The Moon Cannot Be Stolen – Review

This spoken word poetry performance was so enchanting and captivating, that by the end of it you would have no idea where the hour had passed.

Kirsten Luckins takes the title for her spoken word poetry performance from a Zen fable that may (or may not) be about finding one’s authentic self. The hour temporarily transports the audience to the mysterious land of India, effortlessly intertwining legend and myth with reality, and making something that happened far away, decades ago, surprisingly relevant. Luckins addresses spiritual issues and the effect of commercial tourism on the original, innocent, bright and colourful culture of India, in a poetry which is cleverly combined with percussion and guitar chords that echo the sounds of the Eastern country. A rucksack containing tarot cards, clothes, a bowl, an apple and different coloured pashminas are excellent visual aids for the audience and make the transition from poem to poem.

Her words create a melody as she speaks them to a beat, reading back her poetry from the paper, and I realise I will not be able to forget the way it was said so poignantly during the performance. This is especially true for the poem ‘Monsoon’ whose repetitions and onomatopoeic words ring out, like rain tapping and then striking the rooftops.

The poems tell the story of Luckins’ arrival in Goa and then her time in mainland India, though she begins and ends on two presumably Hindu, fable-like stories. Like many tourists, Luckins went to India with friends to ‘find herself’ and celebrate the festival of the new moon. However, her and her friends arrive at the wrong time, and ‘Monsoon’ expresses this different season of India that exists when the tourists have already left. Other poems such as, ‘Eight Finger Eddy and the Freak Family Goa’, ‘All The Pretty, Pretty Things’ and ‘The Landlords and the Beggars’ portray a commercialisation of India and the disappearance of its innocence into merchandise.

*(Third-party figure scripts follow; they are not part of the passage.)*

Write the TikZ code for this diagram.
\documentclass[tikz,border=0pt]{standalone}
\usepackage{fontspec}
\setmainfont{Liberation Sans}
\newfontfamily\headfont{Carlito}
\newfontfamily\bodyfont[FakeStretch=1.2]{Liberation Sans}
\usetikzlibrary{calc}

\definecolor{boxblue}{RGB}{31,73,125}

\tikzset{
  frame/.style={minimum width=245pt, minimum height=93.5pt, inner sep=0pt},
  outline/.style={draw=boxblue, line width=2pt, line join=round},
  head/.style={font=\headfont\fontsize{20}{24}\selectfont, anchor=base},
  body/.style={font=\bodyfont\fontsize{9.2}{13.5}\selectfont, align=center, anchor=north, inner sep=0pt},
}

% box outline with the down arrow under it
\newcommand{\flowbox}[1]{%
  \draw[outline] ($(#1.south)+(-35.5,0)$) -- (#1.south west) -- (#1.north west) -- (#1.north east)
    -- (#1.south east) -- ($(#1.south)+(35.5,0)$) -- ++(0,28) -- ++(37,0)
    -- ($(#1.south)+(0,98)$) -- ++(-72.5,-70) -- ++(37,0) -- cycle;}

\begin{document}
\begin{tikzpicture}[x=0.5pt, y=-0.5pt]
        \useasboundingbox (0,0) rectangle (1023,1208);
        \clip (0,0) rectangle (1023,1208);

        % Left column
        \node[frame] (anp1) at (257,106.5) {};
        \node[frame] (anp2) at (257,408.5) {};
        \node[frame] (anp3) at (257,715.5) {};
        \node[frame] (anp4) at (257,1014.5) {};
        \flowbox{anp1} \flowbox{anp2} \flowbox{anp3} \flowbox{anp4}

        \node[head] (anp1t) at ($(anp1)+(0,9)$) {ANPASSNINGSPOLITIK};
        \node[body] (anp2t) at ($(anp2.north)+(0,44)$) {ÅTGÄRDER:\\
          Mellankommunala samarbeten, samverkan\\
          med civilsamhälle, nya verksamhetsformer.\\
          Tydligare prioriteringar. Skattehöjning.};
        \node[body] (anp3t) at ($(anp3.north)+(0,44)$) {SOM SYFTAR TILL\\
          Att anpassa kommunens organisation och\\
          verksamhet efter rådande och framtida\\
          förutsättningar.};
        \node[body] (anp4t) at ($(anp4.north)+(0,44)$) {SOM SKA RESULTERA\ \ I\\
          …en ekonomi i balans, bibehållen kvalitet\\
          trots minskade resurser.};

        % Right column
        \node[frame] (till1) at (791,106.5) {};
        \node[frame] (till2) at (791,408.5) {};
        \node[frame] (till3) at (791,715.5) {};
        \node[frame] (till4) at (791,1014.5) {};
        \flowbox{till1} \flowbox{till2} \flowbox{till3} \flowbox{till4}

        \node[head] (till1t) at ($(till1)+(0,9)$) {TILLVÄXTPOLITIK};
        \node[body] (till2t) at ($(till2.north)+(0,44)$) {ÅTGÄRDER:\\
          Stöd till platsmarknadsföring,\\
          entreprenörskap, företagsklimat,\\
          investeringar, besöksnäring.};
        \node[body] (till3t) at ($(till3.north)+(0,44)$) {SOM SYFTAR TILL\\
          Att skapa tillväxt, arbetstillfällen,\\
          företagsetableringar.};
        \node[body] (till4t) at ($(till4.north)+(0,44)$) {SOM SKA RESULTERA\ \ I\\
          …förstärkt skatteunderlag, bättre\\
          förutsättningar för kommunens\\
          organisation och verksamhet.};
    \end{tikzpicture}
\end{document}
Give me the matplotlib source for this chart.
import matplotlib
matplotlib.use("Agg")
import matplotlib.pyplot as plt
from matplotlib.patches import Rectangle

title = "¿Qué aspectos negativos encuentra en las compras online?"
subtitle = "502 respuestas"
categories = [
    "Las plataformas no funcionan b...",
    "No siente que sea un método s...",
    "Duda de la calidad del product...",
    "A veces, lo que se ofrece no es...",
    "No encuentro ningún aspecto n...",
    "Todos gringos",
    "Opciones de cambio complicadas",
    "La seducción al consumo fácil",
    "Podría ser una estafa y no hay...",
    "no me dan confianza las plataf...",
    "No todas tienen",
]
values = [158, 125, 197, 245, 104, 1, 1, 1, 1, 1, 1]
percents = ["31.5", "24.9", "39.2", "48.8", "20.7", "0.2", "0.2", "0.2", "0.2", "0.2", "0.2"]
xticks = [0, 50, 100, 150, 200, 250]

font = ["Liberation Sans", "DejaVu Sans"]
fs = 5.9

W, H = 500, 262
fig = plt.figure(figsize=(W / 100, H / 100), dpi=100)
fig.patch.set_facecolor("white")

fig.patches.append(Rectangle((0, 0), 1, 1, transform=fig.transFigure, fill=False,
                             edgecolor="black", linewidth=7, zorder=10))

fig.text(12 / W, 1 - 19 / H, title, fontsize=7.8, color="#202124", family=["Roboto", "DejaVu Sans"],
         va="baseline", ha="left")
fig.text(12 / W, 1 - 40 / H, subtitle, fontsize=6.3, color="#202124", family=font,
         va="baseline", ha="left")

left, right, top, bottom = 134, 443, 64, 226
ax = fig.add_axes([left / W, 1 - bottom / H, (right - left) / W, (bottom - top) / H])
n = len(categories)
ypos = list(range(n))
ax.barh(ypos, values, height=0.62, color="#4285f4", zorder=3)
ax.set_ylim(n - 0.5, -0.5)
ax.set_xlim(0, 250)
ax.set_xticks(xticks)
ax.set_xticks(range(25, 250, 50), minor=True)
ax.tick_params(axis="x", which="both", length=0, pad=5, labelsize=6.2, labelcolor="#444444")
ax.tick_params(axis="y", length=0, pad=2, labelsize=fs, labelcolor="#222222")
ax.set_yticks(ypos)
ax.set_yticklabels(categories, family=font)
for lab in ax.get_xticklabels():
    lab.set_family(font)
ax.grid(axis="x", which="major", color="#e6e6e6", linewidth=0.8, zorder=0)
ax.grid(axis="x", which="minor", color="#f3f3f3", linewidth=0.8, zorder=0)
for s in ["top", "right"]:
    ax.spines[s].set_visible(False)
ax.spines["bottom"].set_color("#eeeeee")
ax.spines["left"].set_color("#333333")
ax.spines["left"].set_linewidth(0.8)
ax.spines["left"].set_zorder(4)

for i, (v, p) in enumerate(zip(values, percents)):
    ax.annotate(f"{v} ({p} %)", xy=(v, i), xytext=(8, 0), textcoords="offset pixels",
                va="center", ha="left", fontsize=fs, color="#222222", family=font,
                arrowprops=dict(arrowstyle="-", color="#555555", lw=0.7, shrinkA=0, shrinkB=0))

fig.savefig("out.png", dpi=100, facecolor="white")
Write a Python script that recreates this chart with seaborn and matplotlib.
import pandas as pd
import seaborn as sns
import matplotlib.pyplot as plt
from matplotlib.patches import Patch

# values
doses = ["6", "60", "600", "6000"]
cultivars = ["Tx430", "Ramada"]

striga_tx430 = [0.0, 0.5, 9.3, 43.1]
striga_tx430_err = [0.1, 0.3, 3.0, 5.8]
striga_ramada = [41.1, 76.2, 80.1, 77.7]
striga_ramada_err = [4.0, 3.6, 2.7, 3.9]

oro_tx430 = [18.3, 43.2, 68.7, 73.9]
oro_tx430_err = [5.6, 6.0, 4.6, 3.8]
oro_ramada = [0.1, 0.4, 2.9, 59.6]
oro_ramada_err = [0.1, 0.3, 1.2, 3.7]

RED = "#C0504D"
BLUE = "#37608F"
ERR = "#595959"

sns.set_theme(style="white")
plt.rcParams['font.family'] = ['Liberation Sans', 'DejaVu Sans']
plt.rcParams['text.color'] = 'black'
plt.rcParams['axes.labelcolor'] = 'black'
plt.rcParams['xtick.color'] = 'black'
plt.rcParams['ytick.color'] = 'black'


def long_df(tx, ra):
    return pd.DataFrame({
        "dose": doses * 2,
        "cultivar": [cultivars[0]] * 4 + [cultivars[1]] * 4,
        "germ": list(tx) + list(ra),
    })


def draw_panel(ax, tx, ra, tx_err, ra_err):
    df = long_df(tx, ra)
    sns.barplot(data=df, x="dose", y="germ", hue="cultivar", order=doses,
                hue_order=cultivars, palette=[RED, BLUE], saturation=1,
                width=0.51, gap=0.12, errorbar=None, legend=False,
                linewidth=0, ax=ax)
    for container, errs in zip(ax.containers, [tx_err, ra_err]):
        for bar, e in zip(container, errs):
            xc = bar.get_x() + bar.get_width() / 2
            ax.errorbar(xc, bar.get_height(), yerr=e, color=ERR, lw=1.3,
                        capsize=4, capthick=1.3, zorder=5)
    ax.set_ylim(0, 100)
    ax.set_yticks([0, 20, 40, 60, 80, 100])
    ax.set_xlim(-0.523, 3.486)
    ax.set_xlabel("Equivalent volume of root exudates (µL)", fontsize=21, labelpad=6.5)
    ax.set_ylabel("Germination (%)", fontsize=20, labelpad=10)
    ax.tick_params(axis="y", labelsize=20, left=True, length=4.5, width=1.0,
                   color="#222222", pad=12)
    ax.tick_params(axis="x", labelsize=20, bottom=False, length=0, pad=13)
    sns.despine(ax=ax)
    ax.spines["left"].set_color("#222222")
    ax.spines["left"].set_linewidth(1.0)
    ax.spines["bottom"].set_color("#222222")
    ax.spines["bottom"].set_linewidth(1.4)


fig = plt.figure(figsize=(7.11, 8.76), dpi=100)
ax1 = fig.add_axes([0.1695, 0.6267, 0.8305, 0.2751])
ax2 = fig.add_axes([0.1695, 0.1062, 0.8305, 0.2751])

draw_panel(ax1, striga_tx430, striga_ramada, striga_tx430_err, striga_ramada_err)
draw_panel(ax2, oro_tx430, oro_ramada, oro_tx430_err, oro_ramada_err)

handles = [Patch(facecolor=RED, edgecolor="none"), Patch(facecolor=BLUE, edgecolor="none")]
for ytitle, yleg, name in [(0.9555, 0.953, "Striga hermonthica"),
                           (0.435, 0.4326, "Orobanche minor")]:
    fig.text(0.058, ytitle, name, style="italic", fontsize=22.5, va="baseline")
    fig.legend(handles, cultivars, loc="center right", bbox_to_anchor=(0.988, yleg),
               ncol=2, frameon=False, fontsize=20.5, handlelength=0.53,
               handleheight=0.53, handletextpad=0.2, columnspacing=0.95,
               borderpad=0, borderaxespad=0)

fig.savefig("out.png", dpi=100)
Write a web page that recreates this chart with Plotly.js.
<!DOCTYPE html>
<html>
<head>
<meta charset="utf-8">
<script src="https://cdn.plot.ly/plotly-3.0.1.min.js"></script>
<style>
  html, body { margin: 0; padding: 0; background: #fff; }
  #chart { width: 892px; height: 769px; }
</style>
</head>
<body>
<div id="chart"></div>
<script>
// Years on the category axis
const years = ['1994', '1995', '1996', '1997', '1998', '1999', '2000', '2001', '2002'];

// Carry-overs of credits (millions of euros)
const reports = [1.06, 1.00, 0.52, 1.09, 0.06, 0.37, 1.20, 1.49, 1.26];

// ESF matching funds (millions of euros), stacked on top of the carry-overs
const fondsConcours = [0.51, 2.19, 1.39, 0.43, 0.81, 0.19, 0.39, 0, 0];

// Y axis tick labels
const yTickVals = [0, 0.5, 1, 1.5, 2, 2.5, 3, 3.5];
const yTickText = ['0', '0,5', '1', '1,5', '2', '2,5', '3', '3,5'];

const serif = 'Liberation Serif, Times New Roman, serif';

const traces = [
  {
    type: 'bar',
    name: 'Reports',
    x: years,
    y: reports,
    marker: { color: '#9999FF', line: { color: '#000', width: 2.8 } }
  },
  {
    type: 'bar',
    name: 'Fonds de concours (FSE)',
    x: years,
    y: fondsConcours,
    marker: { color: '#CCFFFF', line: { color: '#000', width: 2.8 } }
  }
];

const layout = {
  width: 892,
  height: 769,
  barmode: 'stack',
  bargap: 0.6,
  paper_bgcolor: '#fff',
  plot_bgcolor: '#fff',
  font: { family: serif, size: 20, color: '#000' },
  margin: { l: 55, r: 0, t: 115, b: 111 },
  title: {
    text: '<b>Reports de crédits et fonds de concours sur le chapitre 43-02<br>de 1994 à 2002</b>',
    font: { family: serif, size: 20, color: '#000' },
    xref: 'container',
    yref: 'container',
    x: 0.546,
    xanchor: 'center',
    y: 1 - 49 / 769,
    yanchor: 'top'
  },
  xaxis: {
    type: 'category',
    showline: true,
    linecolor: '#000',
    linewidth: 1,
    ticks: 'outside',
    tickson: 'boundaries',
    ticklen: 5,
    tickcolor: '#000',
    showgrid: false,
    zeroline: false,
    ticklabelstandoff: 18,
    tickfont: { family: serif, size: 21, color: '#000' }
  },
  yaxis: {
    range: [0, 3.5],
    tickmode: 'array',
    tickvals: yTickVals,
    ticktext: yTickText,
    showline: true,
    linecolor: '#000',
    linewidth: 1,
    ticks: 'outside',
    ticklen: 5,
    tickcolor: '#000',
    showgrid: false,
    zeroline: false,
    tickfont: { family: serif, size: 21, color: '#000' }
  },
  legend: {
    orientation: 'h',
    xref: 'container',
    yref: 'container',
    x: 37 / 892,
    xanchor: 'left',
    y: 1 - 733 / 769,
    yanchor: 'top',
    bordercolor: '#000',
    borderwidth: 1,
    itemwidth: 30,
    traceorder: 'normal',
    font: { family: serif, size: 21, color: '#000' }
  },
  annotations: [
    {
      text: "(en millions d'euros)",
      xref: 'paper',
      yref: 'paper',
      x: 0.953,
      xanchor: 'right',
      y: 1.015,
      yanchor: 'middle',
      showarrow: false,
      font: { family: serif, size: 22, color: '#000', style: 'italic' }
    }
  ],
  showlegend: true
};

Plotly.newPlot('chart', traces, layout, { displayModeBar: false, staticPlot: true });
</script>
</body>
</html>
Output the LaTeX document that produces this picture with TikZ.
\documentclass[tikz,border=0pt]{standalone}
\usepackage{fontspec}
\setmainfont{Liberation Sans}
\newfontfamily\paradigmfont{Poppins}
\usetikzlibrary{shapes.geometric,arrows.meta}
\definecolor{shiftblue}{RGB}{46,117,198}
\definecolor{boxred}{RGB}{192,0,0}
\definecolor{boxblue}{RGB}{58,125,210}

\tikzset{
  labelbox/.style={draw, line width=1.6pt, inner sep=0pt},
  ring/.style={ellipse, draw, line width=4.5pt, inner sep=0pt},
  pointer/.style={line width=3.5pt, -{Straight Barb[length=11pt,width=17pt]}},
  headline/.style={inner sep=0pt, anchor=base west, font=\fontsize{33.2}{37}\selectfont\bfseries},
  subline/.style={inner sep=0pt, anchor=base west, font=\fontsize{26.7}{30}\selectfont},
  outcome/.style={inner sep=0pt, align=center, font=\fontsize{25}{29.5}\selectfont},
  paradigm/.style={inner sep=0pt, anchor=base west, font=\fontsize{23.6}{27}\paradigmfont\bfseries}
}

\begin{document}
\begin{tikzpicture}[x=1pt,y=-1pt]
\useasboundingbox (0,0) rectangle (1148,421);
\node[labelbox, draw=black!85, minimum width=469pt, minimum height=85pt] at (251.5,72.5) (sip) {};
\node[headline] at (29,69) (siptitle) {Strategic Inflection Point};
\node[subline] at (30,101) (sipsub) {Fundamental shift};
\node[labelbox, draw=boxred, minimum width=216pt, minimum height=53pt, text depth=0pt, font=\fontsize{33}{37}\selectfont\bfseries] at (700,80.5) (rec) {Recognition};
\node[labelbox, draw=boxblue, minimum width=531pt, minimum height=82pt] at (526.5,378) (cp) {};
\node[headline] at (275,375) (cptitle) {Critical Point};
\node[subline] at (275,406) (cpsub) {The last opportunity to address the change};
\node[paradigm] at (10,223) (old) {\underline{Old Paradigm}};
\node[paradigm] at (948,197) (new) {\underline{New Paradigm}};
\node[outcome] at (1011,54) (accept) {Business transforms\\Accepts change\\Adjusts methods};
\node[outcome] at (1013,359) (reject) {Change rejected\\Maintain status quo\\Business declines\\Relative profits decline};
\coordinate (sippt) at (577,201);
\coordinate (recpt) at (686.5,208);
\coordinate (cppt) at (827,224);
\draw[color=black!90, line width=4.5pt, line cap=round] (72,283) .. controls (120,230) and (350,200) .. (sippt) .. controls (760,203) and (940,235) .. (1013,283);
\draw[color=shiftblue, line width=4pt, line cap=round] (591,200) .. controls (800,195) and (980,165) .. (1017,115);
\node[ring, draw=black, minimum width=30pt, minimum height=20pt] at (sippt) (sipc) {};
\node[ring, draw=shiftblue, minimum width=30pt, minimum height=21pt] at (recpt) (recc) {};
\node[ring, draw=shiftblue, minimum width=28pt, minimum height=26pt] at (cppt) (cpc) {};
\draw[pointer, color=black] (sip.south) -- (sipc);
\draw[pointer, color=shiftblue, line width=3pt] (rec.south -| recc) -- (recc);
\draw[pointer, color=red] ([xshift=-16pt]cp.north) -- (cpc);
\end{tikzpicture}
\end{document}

Her poems express the beauty of India, one of her reasons for travelling there was the country’s beauty, however the poems also express disenchantment with the idea of travelling to an exotic country, disillusionment with the hippie lifestyle, the exploitation of other cultures in which tourists do not ‘tessellate’ but have ‘all the angles’, and the use of drugs. Most of the poems are separate units of stories, describing how she made and lost friends, arrived and departed cities and beaches, and experienced the bustling country. But these stories naturally flow into one another and interlink.

Her own spiritual travels are starkly contrasted with the pilgrimage of the Saddhu made on his hands and needs, the washing of bodies in the Ganges, and the creation of Hindu gods and goddesses, which makes tourists’ aspirations to find themselves in India seem very superficial. Salman Rushdie in his essay Imaginary Homelands describes this idea well: “the past is country from which we have all emigrated.” Indeed, Luckins’ poems demonstrates that she had learnt a lot from her travels in India, and emigrates from the past herself, however they also illustrate that there is still a lot more to learn and to understand, and the question of whether she succeeded in ‘finding herself’ still remains unanswered at the end.

The performance is a bittersweet window into this mysterious Eastern world. On the one hand, Luckins’ touristic Western lens can enforce exoticism, however her attention to detail, and well balanced descriptions allow for criticism of monolithic, exoticised views of India. The poems are also hard hitting in places; she describes the harsh day to day life of women in the rice fields and tells the story of a young teenage girl who was raped. The profits from the selling of her poetry collection are given to Water Aid, as many girls are raped because they have no access to toilets and are forced to use alley ways instead. Even waiting until night-time so as not to expose themselves leaves them very vulnerable and many are preyed upon.

This was a brilliant performance that will take you through a wide range of emotions. There is pain, sadness and confusion, but also laughter and excitement in Luckins’ tale, culminating into a plea for an extremely worthwhile cause.